PÁGINAS ESCOLHIDAS
O
FANTASMA DA FM (1992)
(Augusto Pellegrini)
A GULA
O escritor François Rabelais se frustrou ao tentar
fazer um obra que ele próprio define como “uma alta realização do espírito
humano” – O Gigante Gargântua – nos idos de 1532. O herói, filho de
Grandgousier e da linda Gargamelle, era uma espécie de Frankenstein inocente – de
acordo com os críticos da obra, “rare et subtil, charmant, jovial et gentil” – mas em
momento algum tem qualquer resquício de exaltação à raça humana.
O personagem não chegou a superar o criador, pois não é fácil se sobrepor à
genialidade de Rabelais, mas acabou transformando uma tentativa filosófica de
relatar as fraquezas da gula num encômio à própria gula, não só pela quantidade
e diversificação dos gêneros engolidos durante as quase duzentas páginas do
livro como também pela tonelagem de vinhos e aguardentes ingeridos – “é a vós,
ilustres beberrões, que são dedicados os meus escritos e a mais ninguém!”.

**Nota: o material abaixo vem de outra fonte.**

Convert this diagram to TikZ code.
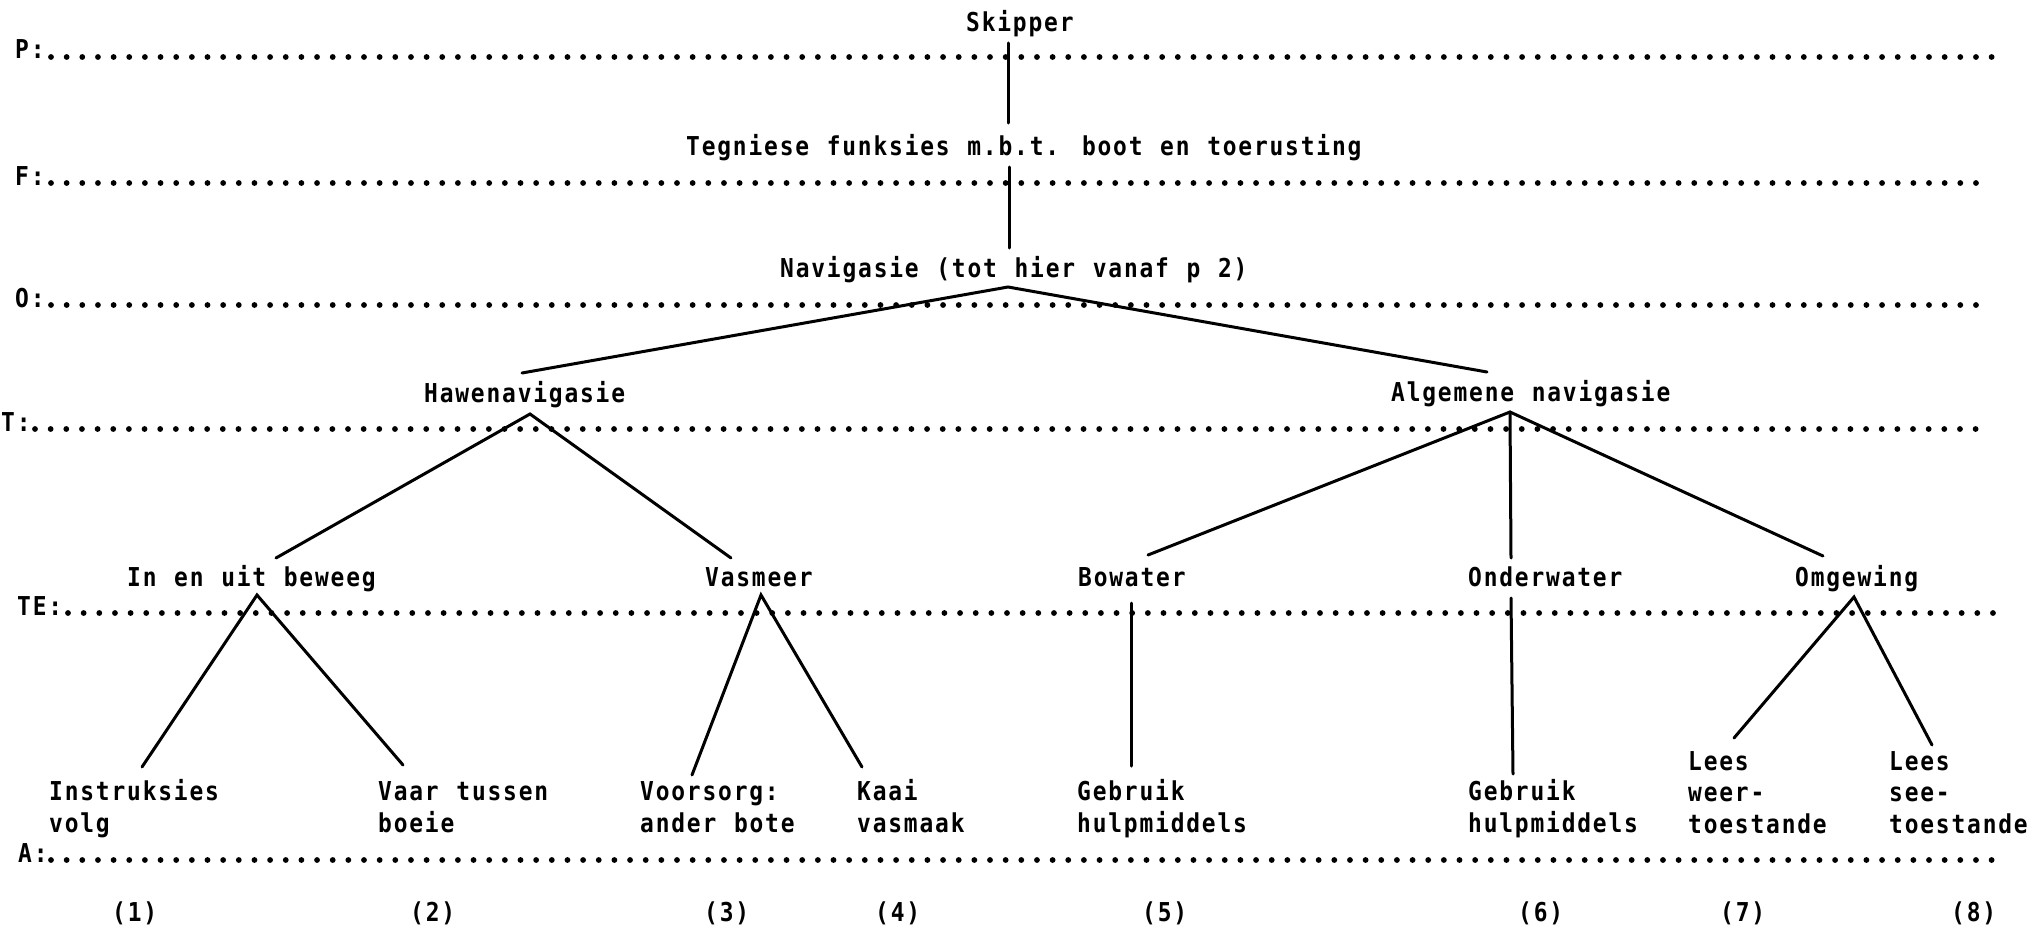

É a esta gula, sentimento nobre que impulsiona o mundo, que dedico este prólogo,
reforçado por um veemente protesto contra as clínicas de emagrecimento, contra
esses torturadores medievais que se autoproclamam médicos dietéticos e contra
todos os malhadores de academia.
As mulheres retratadas em tela pelos pintores renascentistas, com suas
maravilhosas adiposidades, não me deixam mentir.